Sylvain Savoia : Le septième album a un côté plus actuel, Marzi est plus grande. Dans les six premiers volumes, c’est un personnage plutôt réservé, qui vit dans son univers intérieur. La narration et le découpage convenaient parfaitement à l’écriture de Marzena. On avait cette disposition en gaufrier comme une sorte d’instantané et la voix-off qui agissait comme un journal intime.

Pour le dernier album, on voulait que Marzi ait davantage d’interaction avec les autres personnages, qu’il y ait plus de dialogue. Cela passait donc par un découpage qui se rapproche des codes de la bande dessinée franco-belge classique.
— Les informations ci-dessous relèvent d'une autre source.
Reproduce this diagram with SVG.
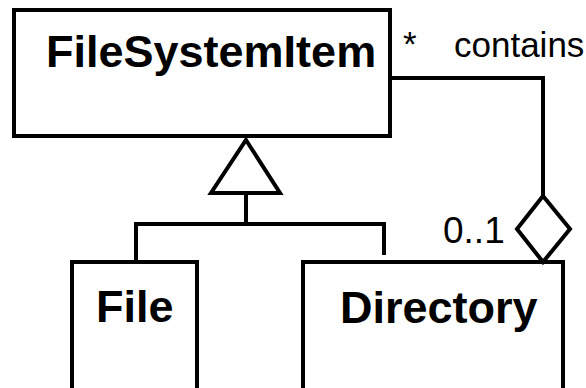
<svg xmlns="http://www.w3.org/2000/svg" width="586" height="388" viewBox="0 0 586 388">
  <style>
    .box { fill: #ffffff; stroke: #000000; stroke-width: 4; }
    .line { fill: none; stroke: #000000; stroke-width: 4; stroke-linejoin: miter; }
    .head { fill: #ffffff; stroke: #000000; stroke-width: 4; stroke-linejoin: miter; }
    .name { font-family: "Liberation Sans", Arial, sans-serif; font-weight: bold; font-size: 45px; fill: #000000; }
    .label { font-family: "Liberation Sans", Arial, sans-serif; font-size: 35px; fill: #000000; }
  </style>
  <rect width="586" height="388" fill="#ffffff"/>

  <!-- classes -->
  <g id="FileSystemItem">
    <rect class="box" x="14" y="10" width="376" height="126"/>
    <text class="name" x="46" y="67">FileSystemItem</text>
  </g>
  <g id="File">
    <rect class="box" x="72" y="262" width="125" height="140"/>
    <text class="name" x="96" y="322">File</text>
  </g>
  <g id="Directory">
    <rect class="box" x="303" y="262" width="260" height="140"/>
    <text class="name" x="340" y="323">Directory</text>
  </g>

  <!-- connectors -->
  <g id="connectors">
    <!-- generalization: File and Directory inherit FileSystemItem -->
    <polyline class="line" points="136,262 136,224 384,224 384,255"/>
    <line class="line" x1="246" y1="193" x2="246" y2="224"/>
    <polygon class="head" points="246,140 280,193 211,193"/>

    <!-- aggregation: Directory contains FileSystemItem -->
    <polyline class="line" points="390,78 543,78 543,196"/>
    <polygon class="head" points="543,196 570,229 543,262 517,229"/>

    <text class="label" x="403" y="56">*</text>
    <text class="label" x="454" y="57">contains</text>
    <text class="label" x="443" y="243" style="font-size:37px">0..1</text>
  </g>
</svg>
Les Amis de Spirou : Dans ce dernier album, Marzi s’ouvre au monde et quitte son univers…

Sylvain Savoia : Effectivement, elle sort de son quartier ouvrier, s’éloigne de sa famille et émet ses premières envies de liberté et d’exil. Un univers que nous aborderons bientôt.

Couverture de Mazi par Sylvain Savoia et Marzena Sowa
© Marzi – Sylvain Savoia et Marzena Sowa – Dupuis

Les Amis de Spirou : Ah ? Une suite est-elle en préparation ?

Sylvain Savoia : Oui, il y aura une suite. D’ailleurs, c’est prévu depuis le départ. Au tout début, nous avions prévu trois albums : un sur la petite enfance, un autre sur l’adolescence et le dernier consacré à son arrivée en France à 21 ans, pour y finir ses études. Finalement, nous avons publié sept albums et nous sommes encore dans la jonction entre l’enfance et l’adolescence.

Les Amis de Spirou : Sachant que deux intégrales ont récemment été publiées, quelle forme prendra ce prochain album ?

Sylvain Savoia : Effectivement, nous avons publié deux intégrales dans la collection Air Libre dont nous sommes très contents. Alors, nous allons créer une histoire inédite qui prendra la forme des intégrales, ça sera un gros album. Il se consacrera à l’arrivée de Marzi en France, avec tout ce que l’on peut imaginer de surprises, de joies ou même de déconvenues lorsqu’on concrétise un rêve.